Loss of rental income from new premises for the period 1 July 2007 to 30 June 2011

  1. The amount of $309,037.41 is claimed in this regard. The provision of sub-section 5 of section 20 most likely to be relevant is paragraph (g). It requires that the loss or cost be reasonably incurred by the claimant as a direct and natural consequence of the taking of the land. It seems therefore that it can only apply after the date of resumption and not before. Purchase of the new premises in 2007 cannot come within the scope of paragraph (g) so the Court does not have jurisdiction in respect of this claim.

  2. Should it be necessary to proceed to consider it, were there to be found to be jurisdiction to do so, it would be relevant that Mr Weiss was on both sides of this transaction and it would therefore need to be critically viewed before being accepted as providing a basis for concluding that the amount of rental paid was reasonable. Assistance is gained from the valuation report of Mr Stuart Cameron.[45] Mr Cameron was instructed to assess the rent in July 2007 and July 2010 “on an as is, how is, where is basis”.[46] His opinion is that the rental agreement was at a fair market rent.[47] I would be satisfied that, on this evidence, it is established that this is so. I would also be satisfied that Ostroco acted reasonably to attempt to sub-let these premises while it continued to occupy the resumed land and to mitigate its costs in this regard. As the tenant paid rent until the end of July 2007, one month’s rental, that is $6,250,[48] should be deducted. Therefore if, contrary to my view, there were jurisdiction to allow it, this claim would be reduced from $309,037.41 to $302,787.41.

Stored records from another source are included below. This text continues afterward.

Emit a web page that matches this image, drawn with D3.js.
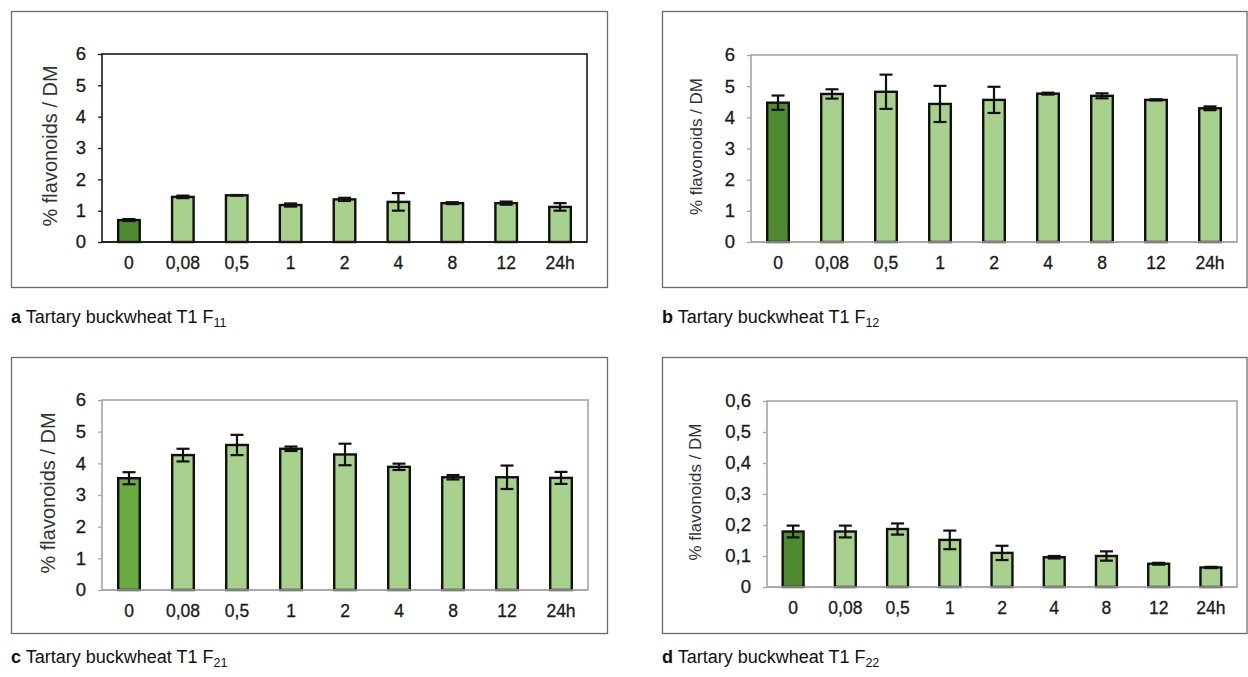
<!DOCTYPE html>
<html>
<head>
<meta charset="utf-8">
<script src="https://cdn.jsdelivr.net/npm/d3@7"></script>
<style>
  html, body { margin: 0; padding: 0; background: #fff; }
  svg { display: block; font-family: "Liberation Sans", Arial, sans-serif; }
</style>
</head>
<body>
<svg id="chart" width="1248" height="677"></svg>
<script>
// ---- data ----
const categories = ["0", "0,08", "0,5", "1", "2", "4", "8", "12", "24h"];

const valuesA = [0.70, 1.44, 1.49, 1.18, 1.36, 1.28, 1.24, 1.24, 1.12];
const errorsA = [0.03, 0.04, 0.01, 0.05, 0.05, 0.28, 0.03, 0.05, 0.12];

const valuesB = [4.47, 4.75, 4.82, 4.43, 4.56, 4.76, 4.69, 4.56, 4.29];
const errorsB = [0.23, 0.15, 0.55, 0.58, 0.42, 0.03, 0.08, 0.02, 0.06];

const valuesC = [3.53, 4.26, 4.58, 4.46, 4.28, 3.89, 3.56, 3.56, 3.54];
const errorsC = [0.19, 0.20, 0.32, 0.07, 0.34, 0.10, 0.07, 0.37, 0.19];

const valuesD = [0.179, 0.179, 0.187, 0.152, 0.110, 0.096, 0.100, 0.075, 0.063];
const errorsD = [0.019, 0.019, 0.018, 0.030, 0.023, 0.004, 0.015, 0.003, 0.002];

const yTicksBig = [0, 1, 2, 3, 4, 5, 6];
const yTicksSmall = [0, 0.1, 0.2, 0.3, 0.4, 0.5, 0.6];

const captionLetters = ["a", "b", "c", "d"];
const captionText = "Tartary buckwheat T1 F";
const captionSubs = ["11", "12", "21", "22"];
const yTitle = "% flavonoids / DM";

// ---- layout ----
const panels = [
  { values: valuesA, errors: errorsA, ticks: yTicksBig, max: 6,
    box: [11.5, 11.5, 607.5, 287.5], plot: [102, 54, 587, 242],
    first: "#4f8a31", frame: "#1a1a1a", titleX: 52, titleSize: 20, cap: [11, 323] },
  { values: valuesB, errors: errorsB, ticks: yTicksBig, max: 6,
    box: [662.5, 11.5, 1247, 287.5], plot: [751, 55, 1237, 242],
    first: "#4f8a31", frame: "#a6a6a6", titleX: 698, titleSize: 17, cap: [662, 323] },
  { values: valuesC, errors: errorsC, ticks: yTicksBig, max: 6,
    box: [11.5, 357.5, 607.5, 633.5], plot: [102, 400, 588, 590],
    first: "#6aab40", frame: "#a6a6a6", titleX: 50, titleSize: 20, cap: [11, 663] },
  { values: valuesD, errors: errorsD, ticks: yTicksSmall, max: 0.6,
    box: [662.5, 357.5, 1247, 633.5], plot: [767, 401, 1237, 587],
    first: "#4f8a31", frame: "#a6a6a6", titleX: 697, titleSize: 17, cap: [662, 663] }
];

const svg = d3.select("#chart");
const fmt = v => String(v).replace(".", ",");

panels.forEach((p, i) => {
  const [bx0, by0, bx1, by1] = p.box;
  svg.append("rect")
    .attr("x", bx0).attr("y", by0)
    .attr("width", bx1 - bx0).attr("height", by1 - by0)
    .attr("fill", "none").attr("stroke", "#6b6b6b").attr("stroke-width", 1.3);

  const [L, T, R, B] = p.plot;
  const x = d3.scaleBand().domain(categories).range([L, R]).paddingInner(0.6).paddingOuter(0.3);
  const y = d3.scaleLinear().domain([0, p.max]).range([B, T]);
  const g = svg.append("g");

  // plot frame
  g.append("rect")
    .attr("x", L).attr("y", T).attr("width", R - L).attr("height", B - T)
    .attr("fill", "none").attr("stroke", p.frame).attr("stroke-width", 1.6);

  // y axis
  const yAxis = d3.axisLeft(y).tickValues(p.ticks).tickSize(4).tickPadding(12)
    .tickFormat(fmt);
  const ya = g.append("g").attr("transform", `translate(${L},0)`).call(yAxis);
  ya.select(".domain").remove();
  ya.selectAll(".tick line").attr("stroke", p.frame).attr("stroke-width", 1.3);
  ya.selectAll(".tick text").attr("fill", "#1a1a1a").attr("font-size", 18.5)
    .attr("stroke", "#1a1a1a").attr("stroke-width", 0.3)
    .attr("font-family", "Liberation Sans, Arial, sans-serif");

  // x axis
  const xAxis = d3.axisBottom(x).tickSize(0).tickPadding(15);
  const xa = g.append("g").attr("transform", `translate(0,${B})`).call(xAxis);
  xa.select(".domain").remove();
  xa.selectAll(".tick text").attr("fill", "#1a1a1a").attr("font-size", 17.5)
    .attr("stroke", "#1a1a1a").attr("stroke-width", 0.3)
    .attr("font-family", "Liberation Sans, Arial, sans-serif");

  // bars
  g.selectAll(".bar").data(p.values).enter().append("rect")
    .attr("x", (d, j) => x(categories[j]))
    .attr("y", d => y(d))
    .attr("width", x.bandwidth())
    .attr("height", d => y(0) - y(d))
    .attr("fill", (d, j) => j === 0 ? p.first : "#a9d18e")
    .attr("stroke", "#111").attr("stroke-width", 2.4);

  // baseline
  g.append("line").attr("x1", L).attr("x2", R).attr("y1", B).attr("y2", B)
    .attr("stroke", p.frame).attr("stroke-width", 1.6);

  // error bars
  const cw = 6.5;
  p.values.forEach((v, j) => {
    const cx = x(categories[j]) + x.bandwidth() / 2;
    const e = p.errors[j];
    const eg = g.append("g").attr("stroke", "#111").attr("stroke-width", 2.2);
    eg.append("line").attr("x1", cx).attr("x2", cx).attr("y1", y(v + e)).attr("y2", y(v - e));
    eg.append("line").attr("x1", cx - cw).attr("x2", cx + cw).attr("y1", y(v + e)).attr("y2", y(v + e));
    eg.append("line").attr("x1", cx - cw).attr("x2", cx + cw).attr("y1", y(v - e)).attr("y2", y(v - e));
  });

  // y title
  g.append("text")
    .attr("transform", `translate(${p.titleX},${(T + B) / 2 - 2}) rotate(-90)`)
    .attr("text-anchor", "middle").attr("dominant-baseline", "middle")
    .attr("font-size", p.titleSize).attr("fill", "#333")
    .text(yTitle);

  // caption
  const cap = svg.append("text").attr("x", p.cap[0]).attr("y", p.cap[1])
    .attr("font-size", 18).attr("fill", "#111");
  cap.append("tspan").attr("font-weight", "bold").text(captionLetters[i]);
  cap.append("tspan").text(" " + captionText);
  cap.append("tspan").attr("font-size", 12.5).attr("dy", 4).text(captionSubs[i]);
});
</script>
</body>
</html>
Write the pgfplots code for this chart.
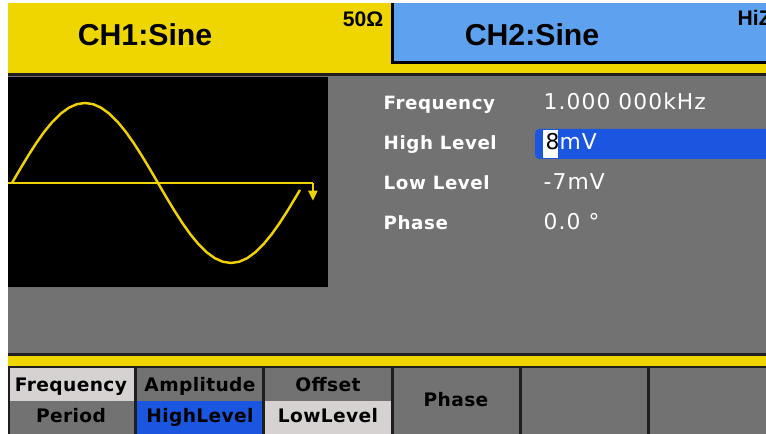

[45]    Exhibit 7C pages 449-453.

[46]    T 1-24 L 35-38. See [18] supra.

[47]    Exhibit 7C page 453.

[48]    Exhibit 7C page 586.

The professional costs claim

  1. The amounts of $7,500 for valuation fees and $3,500 legal fees have been agreed between the parties. The invoiced fees of Mr Bettenay have been referred to above[49] and I consider that his fees of $24,960 were reasonably incurred and should be allowed. The total of this category is $35,960.

    [49] At [13].

Interest

  1. Interest ought to be allowed so as to preserve the value of the award. Interest is allowed at the rates set out below on and from the date of the resumption on 31 July 2009 to and including the day immediately preceding the date upon which payment is made. There has been no payment as yet so there is no need to allow for an advance.

Interest rates

  1. The applicable interest rates are:

    Year  Rate

    2009  5%

    2010  5.5%

    2011  5%

    2012  3.5%

Costs

  1. Any application for costs is to be filed and served within 14 business days of the publication of these reasons and any reply is to be filed and served within 14 business days of the application.

Orders

1.Compensation is determined for relocation costs in the amount of $319,510.

2.Compensation is determined in the amount of $35,960 for disturbance items in the nature of professional costs.

3.Interest is payable on the sum of these amounts, namely $355,470 at the rates applicable for the relevant years, that is:

20095%

20105.5%

20115%

20123.5%

Interest is payable on and from the date of resumption to and including the day immediately preceding the date on which payment of the sum due is paid.

4.Any application for costs is to be filed and served within 14 business days of the publication of these reasons and any reply is to be filed and served within 14 business days of the application.